Occasionally, though, scientists apply far-out theories to very real world problems. Take a recent discovery in Japan, where Takafumi Ono and fellow researchers at Hokkaido University have built the world’s first entanglement-enhanced microscope. Yes, you read correctly: this microscope operates on a quantum level.
It could be a boon to anyone studying super small moving or living things. Currently, if scientists want to get a detailed view of a spore or a microbe, for example, they have to use an electron microscope, which in addition to being expensive, blasts the sample with such an intense beam that if it was living at the beginning of the observation, it probably won’t be in the end. Plus, many electron microscopes require the sample to be coated in a thin film of gold to enhance electron reflection. That pretty much rules out studying anything that moves or is alive, from complex proteins to single-celled protozoans.
But the entanglement-enhanced microscope doesn’t require samples to be immobile, nor does it bombard them with lethal beams. Rather, it uses an existing process, known as differential interference contrast microscopy, and gives it a boost by relying on the principle of entanglement. In differential interference contrast microscopy, an object is observed using two beams of photons, produced by splitting a single beam of light into two orthogonally polarized beams. These are focused on separate but adjacent spots, and the shape and texture of the object is detected when the two beams bounce back. When there’s no change, the two beams don’t interfere. But when one beam passes over a change before the other, the interference in returning photos is detected.
Measurements using this technique are good, but can be improved if the two photon beams are entangled. Entangled particles start off close together, exchanging intimate information about each other. Then when separated, they’re still able to communicate at a rate that’s seemingly instantaneous—faster than the speed of light. A microscope that uses entangled photons, then, would provide more information than a normal microscope can because each beam automatically provides information about the other.
MIT Tech Reviewreports :
Ono and co demonstrate this using entangled photons to image a flat glass plate with a Q-shaped pattern carved in relief on the surface. This pattern is just 17 nanometres higher than the rest of the plate and so tricky to resolve with ordinary optical techniques.
Entangled photons significantly improve on this. Ono and co say the signal to noise ratio using their technique is 1.35 times better than the standard quantum limit. And the resulting image is noticeably improved, simply by visual inspection (the image with entangled photons is on the left in the above figure). “An image of a Q shape carved in relief on the glass surface is obtained with better visibility than with a classical light source,” they say.

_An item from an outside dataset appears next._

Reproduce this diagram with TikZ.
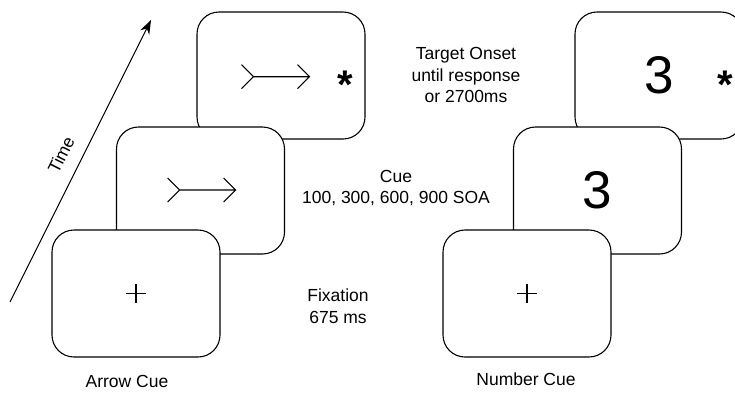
\documentclass[tikz,border=0pt]{standalone}
\usepackage{fontspec}
\setmainfont{Liberation Sans}
\usetikzlibrary{arrows.meta}
\tikzset{
  screen/.style={draw, fill=white, line width=1.1pt, rounded corners=22pt,
    minimum width=168pt, minimum height=127pt, inner sep=0pt,
    font=\fontsize{53}{53}\selectfont},
  lbl/.style={align=center, font=\fontsize{17.5}{21.5}\selectfont},
  ast/.style={anchor=base, inner sep=0pt, font=\fontsize{40}{40}\selectfont\bfseries},
  glyph/.style={line width=1.1pt},
  cuearrow/.pic={\draw[glyph] (-34,-12) -- (-22,0) -- (-34,12) (-22,0) -- (34,0)
    (22,-12) -- (34,0) -- (22,12);},
  fixcross/.pic={\draw[glyph] (-10,0) -- (10,0) (0,-9.5) -- (0,9.5);}
}
\begin{document}
\begin{tikzpicture}[x=1pt,y=-1pt]
  \useasboundingbox (0,0) rectangle (735,392);
  \clip (0,0) rectangle (735,392);

  % time axis
  \coordinate (tstart) at (10,302);
  \coordinate (tend) at (151,20);
  \draw[line width=1pt, -{Stealth[length=14pt,width=10pt]}] (tstart) -- (tend);
  \node[lbl, rotate=63.4, inner sep=0pt] (time) at (61,155) {Time};

  % arrow cue trial
  \node[screen] (atarget) at (281,75.5) {};
  \pic at (275.5,76.7) {cuearrow};
  \node[ast] (astar) at (345,98.5) {*};
  \node[screen] (acue) at (200.5,190.5) {};
  \pic at (201.7,190) {cuearrow};
  \node[screen] (afix) at (136,293.5) {};
  \pic at (afix) {fixcross};
  \node[lbl] (larrow) at (127,381) {Arrow Cue};

  % number cue trial
  \node[screen] (ntarget) at (659,75.5) {3};
  \node[ast] (nstar) at (725,98.5) {*};
  \node[screen] (ncue) at (597.5,190.5) {3};
  \node[screen] (nfix) at (527,293.5) {};
  \pic at (nfix) {fixcross};
  \node[lbl] (lnumber) at (526,379) {Number Cue};

  % timing
  \node[lbl] (ttarget) at (466,75) {Target Onset\\until response\\or 2700ms};
  \node[lbl] (tcue) at (396,188) {Cue\\100, 300, 600, 900 SOA};
  \node[lbl] (tfix) at (338,306) {Fixation\\675 ms};
\end{tikzpicture}
\end{document}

An entanglement-enhanced microscope wouldn’t be quite as high resolution as current electron microscopes, but the benefit of studying living organisms and cells or active, moving proteins could be more than worth loss of magnification for some researchers. That kind of improvement is what biologists have been waiting for. The revelations that could result from an entanglement-enhanced microscope, then, could be something of a macroscopic advance.